The originating thoughts were 2
- That of control
- That of societal ideologies
The pavement all of the sudden represented the paved way of societal normalcy. I have successfully stepped far enough away from societal ideologies that it would be hard of body and mind to fully integrate back in, nor would “we”, me and all my parts, want to.
We have done enough questioning and self discovery and choice based design that we are out of mainstream, at least with one foot. Which is just how I like it, a foot in both worlds in many aspects.
And we CAN step back in, because we did…for 4 long miles, but we never would, not totally.
This says to me “good job”. You are on the right path, keep going. I received / interpreted this as validation from Source.
That’s when I realized…
…It has been EIGHT months since I ran on pavement.

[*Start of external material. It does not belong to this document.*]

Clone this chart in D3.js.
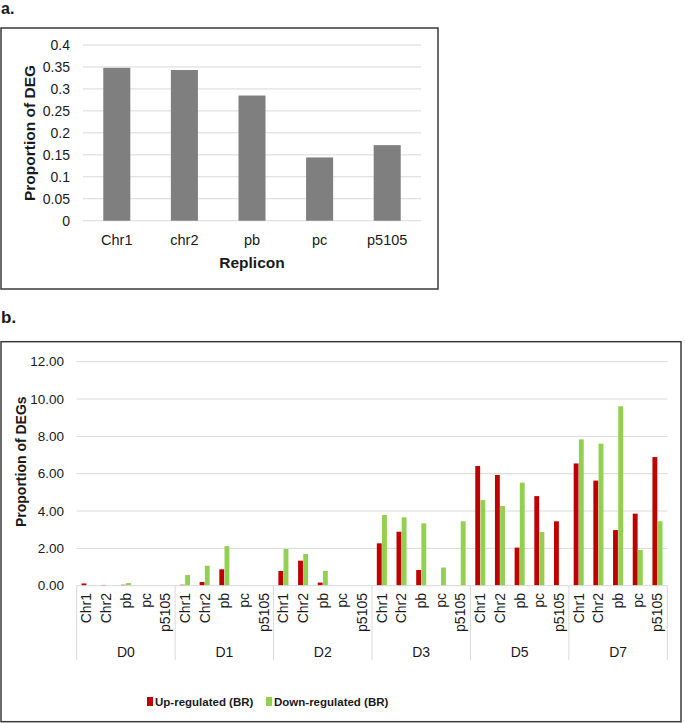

…I started running 10 years ago!
…If I can’t pace, then pacing was a learned behavior (as were so many other behaviors I have been receiving awareness of and choosing to keep or let go of for several years now).
I had learned to control my breath and match breath body movement, long before yoga and me, and thankfully so! Now, there is no right or wrong or good and bad here, just deeper and deeper awareness of change and growth.
I had been controlling the runs to suit my needs for 9 + years and what a great tool it was each and every time. But, that means then, that I HADN’T been controlling them the last 8 months?
Now, simultaneously I started pursuing submission in other arenas 8 months ago as well. I had failed to make this connection of similarity of action and timing at all previously.
And here I was unknowingly all along, submitting to nature, to mother, to me, to her, to us. On a trail, she controls you. Stride out and run fast and free downhill, shorten and strengthen going up, step to the side, football feet, jump over etc. SHE had been meeting my needs, leading me, assuming control, and I let her and I loved it! That’s why once I discovered it, I didn’t go back to pavement = control. I had held tightly to it for years! In many different forms, but it wasn’t until awareness of my own control dynamics that I began consciously (or so I thought) choosing whether I wanted it or not.
And here, without awareness of it, I had been submitting. And at a time when I was ready to and craved submission, to lose control, to let go, to follow, to TRUST…to remember that I’m not and never was in control anyway. To remember that the more I let go and linger in the unknown the closer I get to my highest timeline. OUR highest timeline, me and my kids, the collective even. Because when doing the work for the individual self, we are doing the work for the collective.
Namaste friends. Keep asking questions!! Stay curious and live a choice based life!